In September 2013, a Judge ruled that taking the Oath is not to the Queen as a person, but as a symbol of Canada.
Rosenthal and his legal team, which included Selwyn Pieters, appealed the decision to the Ontario Court of Appeal which dismissed it.
Licensed to practice in Ontario, Guyana and Trinidad & Tobago, Pieters said Rosenthal mentored him from the time he entered law school until his retirement.
“As a first-year law student, I worked with him on the Allan Gardens cases,” he said. “As a first-year lawyer, we did Freeman-Maloy v Marsden, Stevens v Conservative Party of Canada and others. I thank Peter for the mentorship and the meetings in the war room that he led which were something for the books. A lot of the learnings remain.”
In addition to Roach, Rosenthal also represented late activist Dudley Laws who was charged with smuggling illegal immigrants across the border into the United States in 1991. Convicted at trial, the Court of Appeal ordered another trial, but the Crown stayed the charges.
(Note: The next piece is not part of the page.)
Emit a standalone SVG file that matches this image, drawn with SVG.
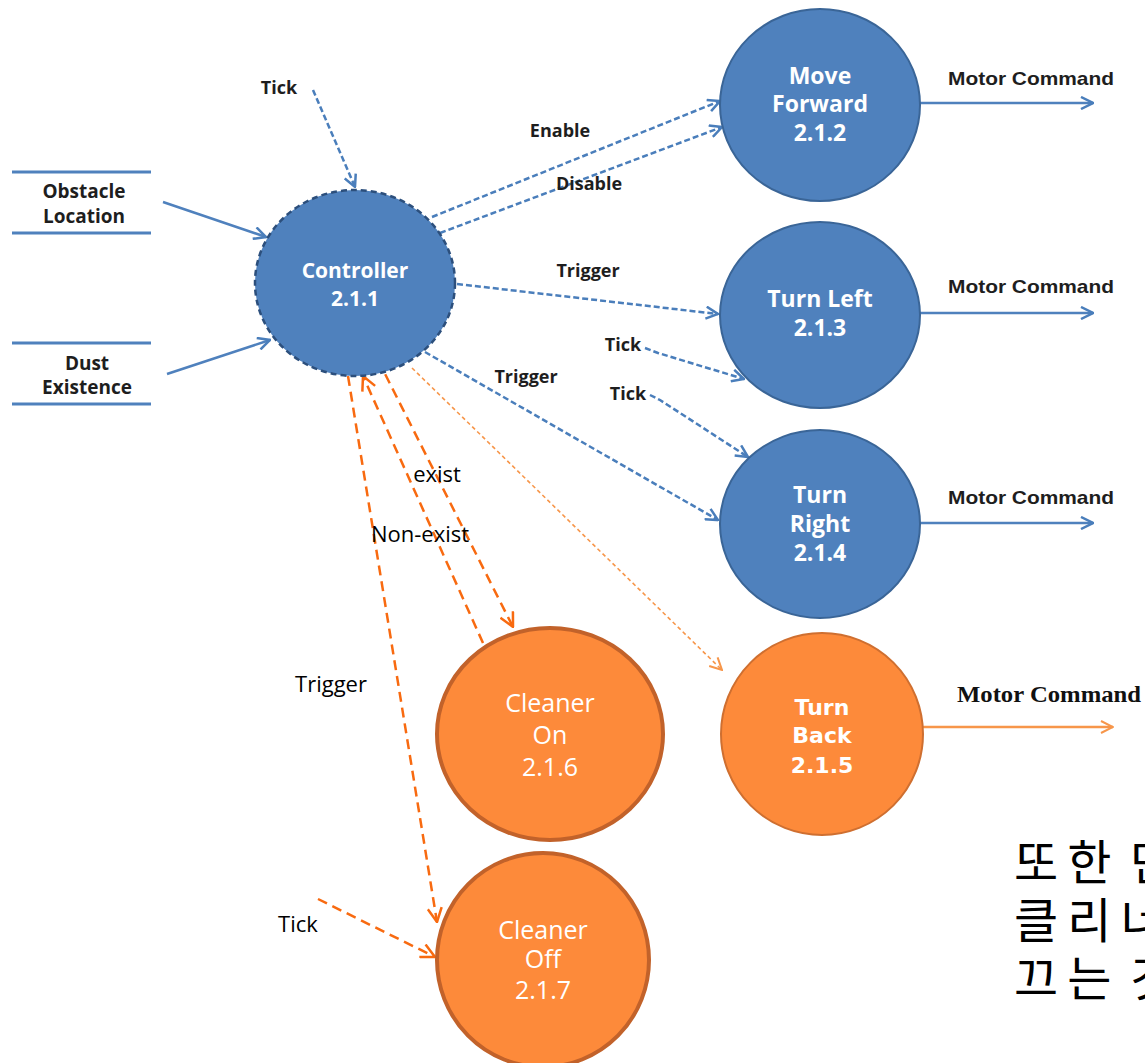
<svg xmlns="http://www.w3.org/2000/svg" width="1145" height="1063" viewBox="0 0 1145 1063">
<defs>
<style>
.bnode{fill:#4f81bd;stroke:#3a6597;stroke-width:2}
.ctrl{fill:#4f81bd;stroke:#2c4f7c;stroke-width:2.5;stroke-dasharray:6 4}
.onode{fill:#fd8a3a;stroke:#c2622a;stroke-width:4}
.tback{fill:#fd8a3a;stroke:#cf6f30;stroke-width:2}
.btxt{font-family:"Open Sans","Noto Sans",sans-serif;font-weight:700;font-size:23px;fill:#fff;text-anchor:middle}
.tbtxt{font-family:"DejaVu Sans",sans-serif;font-weight:700;font-size:22px;fill:#fff;text-anchor:middle}
.otxt{font-family:"Open Sans","Noto Sans",sans-serif;font-size:25px;fill:#fff;text-anchor:middle}
.lbl{font-family:"Open Sans","Noto Sans",sans-serif;font-weight:700;font-size:18px;fill:#1e1e1e;text-anchor:middle}
.store{font-family:"Open Sans","Noto Sans",sans-serif;font-weight:700;font-size:19px;fill:#1e1e1e;text-anchor:middle}
.olbl{font-family:"Open Sans","Noto Sans",sans-serif;font-size:22px;fill:#000;text-anchor:middle}
.mc{font-family:"Liberation Sans",Arial,sans-serif;font-weight:700;font-size:19px;fill:#1e1e1e}
.mcs{font-family:"Liberation Serif","Times New Roman",serif;font-weight:700;font-size:24px;fill:#111}
.kr{font-family:"Noto Sans CJK KR","Noto Sans",sans-serif;font-size:48px;letter-spacing:9px;word-spacing:-10px;fill:#000}
.bsolid{fill:none;stroke:#4f81bd;stroke-width:2.5}
.bdash{fill:none;stroke:#4a7ebb;stroke-width:2.5;stroke-dasharray:6 3}
.odash{fill:none;stroke:#f86a10;stroke-width:2.5;stroke-dasharray:10 6}
.othin{fill:none;stroke:#f7964a;stroke-width:1.6;stroke-dasharray:4 3}
.osolid{fill:none;stroke:#f7964a;stroke-width:2.5}
.storeline{stroke:#4f81bd;stroke-width:3}
</style>
<marker id="ab" viewBox="0 0 14 14" refX="13" refY="7" markerWidth="14" markerHeight="14" markerUnits="userSpaceOnUse" orient="auto">
<path d="M1,1 L13,7 L1,13" fill="none" stroke="#4a7ebb" stroke-width="2.5"/>
</marker>
<marker id="ao" viewBox="0 0 16 16" refX="15" refY="8" markerWidth="16" markerHeight="16" markerUnits="userSpaceOnUse" orient="auto">
<path d="M1,1 L15,8 L1,15" fill="none" stroke="#f86a10" stroke-width="2.5"/>
</marker>
<marker id="al" viewBox="0 0 14 14" refX="13" refY="7" markerWidth="14" markerHeight="14" markerUnits="userSpaceOnUse" orient="auto">
<path d="M1,1 L13,7 L1,13" fill="none" stroke="#f7964a" stroke-width="2"/>
</marker>
</defs>
<rect width="1145" height="1063" fill="#fff"/>

<g id="store-obstacle">
<line class="storeline" x1="12" y1="172" x2="151" y2="172"/>
<line class="storeline" x1="12" y1="233" x2="151" y2="233"/>
<text class="store" x="84" y="198">Obstacle</text>
<text class="store" x="84" y="223">Location</text>
</g>
<g id="store-dust">
<line class="storeline" x1="12" y1="343" x2="151" y2="343"/>
<line class="storeline" x1="12" y1="404" x2="151" y2="404"/>
<text class="store" x="87" y="370">Dust</text>
<text class="store" x="87" y="394">Existence</text>
</g>

<g id="connectors">
<line class="bsolid" x1="163" y1="202" x2="266" y2="237" marker-end="url(#ab)"/>
<line class="bsolid" x1="167" y1="374" x2="270" y2="340" marker-end="url(#ab)"/>
<line class="bdash" x1="313" y1="90" x2="355" y2="187" marker-end="url(#ab)"/>
<line class="bdash" x1="432" y1="217" x2="720" y2="101" marker-end="url(#ab)"/>
<line class="bdash" x1="440" y1="233" x2="722" y2="127" marker-end="url(#ab)"/>
<line class="bdash" x1="457" y1="284" x2="718" y2="314" marker-end="url(#ab)"/>
<line class="bdash" x1="425" y1="352" x2="718" y2="520" marker-end="url(#ab)"/>
<polyline class="bdash" points="645,348 658,353 744,379" marker-end="url(#ab)"/>
<polyline class="bdash" points="650,395 660,400 748,457" marker-end="url(#ab)"/>
<line class="bsolid" x1="920" y1="103" x2="1093" y2="103" marker-end="url(#ab)"/>
<line class="bsolid" x1="920" y1="313" x2="1093" y2="313" marker-end="url(#ab)"/>
<line class="bsolid" x1="920" y1="523" x2="1093" y2="523" marker-end="url(#ab)"/>
<line class="othin" x1="412" y1="368" x2="722" y2="670" marker-end="url(#al)"/>
<line class="osolid" x1="922" y1="727" x2="1113" y2="727" marker-end="url(#al)"/>
<line class="odash" x1="378" y1="360" x2="513" y2="627" marker-end="url(#ao)"/>
<line class="odash" x1="483" y1="643" x2="363" y2="376" marker-end="url(#ao)"/>
<line class="odash" x1="348" y1="376" x2="437" y2="922" marker-end="url(#ao)"/>
<line class="odash" x1="318" y1="899" x2="435" y2="957" marker-end="url(#ao)"/>
<text class="lbl" x="279" y="94">Tick</text>
<text class="lbl" x="560" y="137">Enable</text>
<text class="lbl" x="589" y="190">Disable</text>
<text class="lbl" x="588" y="277">Trigger</text>
<text class="lbl" x="526" y="383">Trigger</text>
<text class="lbl" x="623" y="351">Tick</text>
<text class="lbl" x="628" y="400">Tick</text>
<text class="mc" x="948" y="85" textLength="166" lengthAdjust="spacingAndGlyphs">Motor Command</text>
<text class="mc" x="948" y="293" textLength="166" lengthAdjust="spacingAndGlyphs">Motor Command</text>
<text class="mc" x="948" y="504" textLength="166" lengthAdjust="spacingAndGlyphs">Motor Command</text>
<text class="mcs" x="957" y="702" textLength="184" lengthAdjust="spacingAndGlyphs">Motor Command</text>
<text class="olbl" x="437" y="482">exist</text>
<text class="olbl" x="420" y="542">Non-exist</text>
<text class="olbl" x="331" y="692">Trigger</text>
<text class="olbl" x="298" y="932">Tick</text>
</g>

<g id="controller">
<ellipse class="ctrl" cx="355" cy="283" rx="100" ry="93"/>
<text class="btxt" x="355" y="278" style="font-size:21px">Controller</text>
<text class="btxt" x="355" y="306" style="font-size:21px">2.1.1</text>
</g>
<g id="move-forward">
<ellipse class="bnode" cx="820" cy="105" rx="100" ry="96"/>
<text class="btxt" x="820" y="84">Move</text>
<text class="btxt" x="820" y="112">Forward</text>
<text class="btxt" x="820" y="141">2.1.2</text>
</g>
<g id="turn-left">
<ellipse class="bnode" cx="820" cy="315" rx="100" ry="93"/>
<text class="btxt" x="820" y="307">Turn Left</text>
<text class="btxt" x="820" y="336">2.1.3</text>
</g>
<g id="turn-right">
<ellipse class="bnode" cx="820" cy="524" rx="100" ry="94"/>
<text class="btxt" x="820" y="503">Turn</text>
<text class="btxt" x="820" y="532">Right</text>
<text class="btxt" x="820" y="561">2.1.4</text>
</g>
<g id="turn-back">
<ellipse class="tback" cx="822" cy="734" rx="101" ry="101"/>
<text class="tbtxt" x="822" y="715">Turn</text>
<text class="tbtxt" x="822" y="743">Back</text>
<text class="tbtxt" x="822" y="773">2.1.5</text>
</g>
<g id="cleaner-on">
<ellipse class="onode" cx="550" cy="734" rx="113" ry="106"/>
<text class="otxt" x="550" y="712">Cleaner</text>
<text class="otxt" x="550" y="744">On</text>
<text class="otxt" x="550" y="776">2.1.6</text>
</g>
<g id="cleaner-off">
<ellipse class="onode" cx="543" cy="960" rx="106" ry="107"/>
<text class="otxt" x="543" y="939">Cleaner</text>
<text class="otxt" x="543" y="968">Off</text>
<text class="otxt" x="543" y="999">2.1.7</text>
</g>

<g id="note">
<text class="kr" x="1014" y="880">또한 단</text>
<text class="kr" x="1014" y="938">클리너</text>
<text class="kr" x="1014" y="996">끄는 것</text>
</g>
</svg>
“When Peter decided to participate in helping to construct positive Black imagery, Laws and Roach were at the centre of that,” said long-time BADC member Dari Meade. “Impressed by his consciousness, Charlie recruited him and, in so doing, showed us how we can widen when we interact with other communities, particularly the White Jewish community. He was one of those guys that centred himself in humanity and dignity.”
Social work educator and community activist Dr. Akua Benjamin said Rosenthal was the Black community’s legal backbone.
“That was particularly the case when it comes to BADC,” she said. “There was no other lawyer that we could call at a moment’s notice when we had an issue. He stayed through thick and thin. You could always rely on him.”
Rosenthal’s selflessness caught the attention of retired teacher and community organizer Lennox Farrell.
“He was also someone who kept his word and took on community work in the way some take on their profession,” he said.
Rosenthal is survived by his wife, Carol Kitai, and five children.